*PROVIDED MATERIAL*:
******

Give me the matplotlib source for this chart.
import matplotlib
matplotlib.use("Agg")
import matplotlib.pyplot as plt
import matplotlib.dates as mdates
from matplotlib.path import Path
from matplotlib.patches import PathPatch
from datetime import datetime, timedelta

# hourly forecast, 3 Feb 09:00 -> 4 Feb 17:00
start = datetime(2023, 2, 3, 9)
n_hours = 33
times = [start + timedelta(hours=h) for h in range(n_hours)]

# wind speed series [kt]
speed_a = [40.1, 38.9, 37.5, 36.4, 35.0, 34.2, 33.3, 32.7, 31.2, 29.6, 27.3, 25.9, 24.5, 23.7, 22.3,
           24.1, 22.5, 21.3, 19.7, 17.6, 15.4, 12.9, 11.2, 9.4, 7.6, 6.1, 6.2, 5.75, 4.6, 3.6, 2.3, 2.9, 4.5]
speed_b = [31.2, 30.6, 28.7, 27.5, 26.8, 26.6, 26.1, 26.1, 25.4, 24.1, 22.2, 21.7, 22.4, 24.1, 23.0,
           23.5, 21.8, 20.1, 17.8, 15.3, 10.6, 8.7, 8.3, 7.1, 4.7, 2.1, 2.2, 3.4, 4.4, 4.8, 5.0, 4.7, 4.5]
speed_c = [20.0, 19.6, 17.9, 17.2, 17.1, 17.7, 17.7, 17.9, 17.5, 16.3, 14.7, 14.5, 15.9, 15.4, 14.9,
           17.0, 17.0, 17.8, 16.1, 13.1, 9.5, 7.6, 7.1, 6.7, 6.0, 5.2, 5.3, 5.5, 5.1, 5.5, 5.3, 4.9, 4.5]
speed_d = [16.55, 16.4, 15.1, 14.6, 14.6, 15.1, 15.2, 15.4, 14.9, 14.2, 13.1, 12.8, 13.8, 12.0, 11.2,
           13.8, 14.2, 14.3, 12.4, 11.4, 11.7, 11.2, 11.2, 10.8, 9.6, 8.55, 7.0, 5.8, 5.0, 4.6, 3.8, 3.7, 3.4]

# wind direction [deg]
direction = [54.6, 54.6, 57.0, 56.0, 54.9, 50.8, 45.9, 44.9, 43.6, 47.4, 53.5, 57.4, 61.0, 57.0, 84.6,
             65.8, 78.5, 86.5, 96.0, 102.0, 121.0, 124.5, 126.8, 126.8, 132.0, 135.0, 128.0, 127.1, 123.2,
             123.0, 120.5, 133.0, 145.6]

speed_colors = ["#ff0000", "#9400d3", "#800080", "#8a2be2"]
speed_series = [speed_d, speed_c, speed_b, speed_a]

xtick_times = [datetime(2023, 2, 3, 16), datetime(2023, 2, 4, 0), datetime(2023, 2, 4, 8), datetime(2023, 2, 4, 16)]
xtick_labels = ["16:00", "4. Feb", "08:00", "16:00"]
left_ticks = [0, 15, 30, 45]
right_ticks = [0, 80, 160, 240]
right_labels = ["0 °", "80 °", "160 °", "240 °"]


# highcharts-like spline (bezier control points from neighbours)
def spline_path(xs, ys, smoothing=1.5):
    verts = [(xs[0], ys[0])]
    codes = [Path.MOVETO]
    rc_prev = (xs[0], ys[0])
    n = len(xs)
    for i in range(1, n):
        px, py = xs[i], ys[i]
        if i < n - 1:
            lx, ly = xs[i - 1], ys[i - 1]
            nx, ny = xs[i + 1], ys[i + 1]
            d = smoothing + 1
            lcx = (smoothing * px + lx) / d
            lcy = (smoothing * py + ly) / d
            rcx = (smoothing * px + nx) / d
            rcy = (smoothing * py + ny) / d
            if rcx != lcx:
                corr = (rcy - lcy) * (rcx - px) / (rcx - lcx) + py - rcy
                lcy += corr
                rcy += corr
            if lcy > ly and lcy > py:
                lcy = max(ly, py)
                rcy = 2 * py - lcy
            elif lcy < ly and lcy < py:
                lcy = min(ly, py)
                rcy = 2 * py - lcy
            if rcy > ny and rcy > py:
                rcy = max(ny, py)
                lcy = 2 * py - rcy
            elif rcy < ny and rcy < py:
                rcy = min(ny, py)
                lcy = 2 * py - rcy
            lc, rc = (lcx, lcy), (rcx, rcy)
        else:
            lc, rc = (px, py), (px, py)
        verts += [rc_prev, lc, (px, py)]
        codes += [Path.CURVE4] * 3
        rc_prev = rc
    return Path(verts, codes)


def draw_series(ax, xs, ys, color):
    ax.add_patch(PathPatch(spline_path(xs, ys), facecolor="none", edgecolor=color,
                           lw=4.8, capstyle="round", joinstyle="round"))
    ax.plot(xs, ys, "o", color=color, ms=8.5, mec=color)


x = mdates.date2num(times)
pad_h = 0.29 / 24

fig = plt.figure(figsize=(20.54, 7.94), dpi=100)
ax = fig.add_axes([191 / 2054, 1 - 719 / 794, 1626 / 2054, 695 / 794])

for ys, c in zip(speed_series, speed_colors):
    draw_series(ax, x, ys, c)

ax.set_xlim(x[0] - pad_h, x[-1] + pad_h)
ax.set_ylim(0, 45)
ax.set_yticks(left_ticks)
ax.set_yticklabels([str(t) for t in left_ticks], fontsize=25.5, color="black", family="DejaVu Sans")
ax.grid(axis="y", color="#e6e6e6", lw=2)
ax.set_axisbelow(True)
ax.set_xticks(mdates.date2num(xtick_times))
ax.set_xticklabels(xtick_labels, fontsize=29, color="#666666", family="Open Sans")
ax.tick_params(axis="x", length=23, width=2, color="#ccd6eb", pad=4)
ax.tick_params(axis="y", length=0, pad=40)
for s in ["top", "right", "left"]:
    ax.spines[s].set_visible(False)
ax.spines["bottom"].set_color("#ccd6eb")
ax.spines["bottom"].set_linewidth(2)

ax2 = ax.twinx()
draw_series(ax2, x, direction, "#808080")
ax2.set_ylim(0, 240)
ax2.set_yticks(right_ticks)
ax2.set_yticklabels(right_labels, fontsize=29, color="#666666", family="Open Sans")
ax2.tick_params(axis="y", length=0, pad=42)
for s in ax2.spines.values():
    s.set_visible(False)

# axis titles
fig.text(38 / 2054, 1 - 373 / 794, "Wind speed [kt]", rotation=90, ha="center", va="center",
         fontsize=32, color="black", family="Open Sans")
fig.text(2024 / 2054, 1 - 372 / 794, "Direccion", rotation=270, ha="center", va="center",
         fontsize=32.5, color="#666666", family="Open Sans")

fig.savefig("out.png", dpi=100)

******

Where a line holds "matplotlib", copy it out.

*SOLUTION FOR THIS PROBLEM*:
Give me the matplotlib source for this chart.
import matplotlib
matplotlib.use("Agg")
import matplotlib.pyplot as plt
import matplotlib.dates as mdates
from matplotlib.path import Path
from matplotlib.patches import PathPatch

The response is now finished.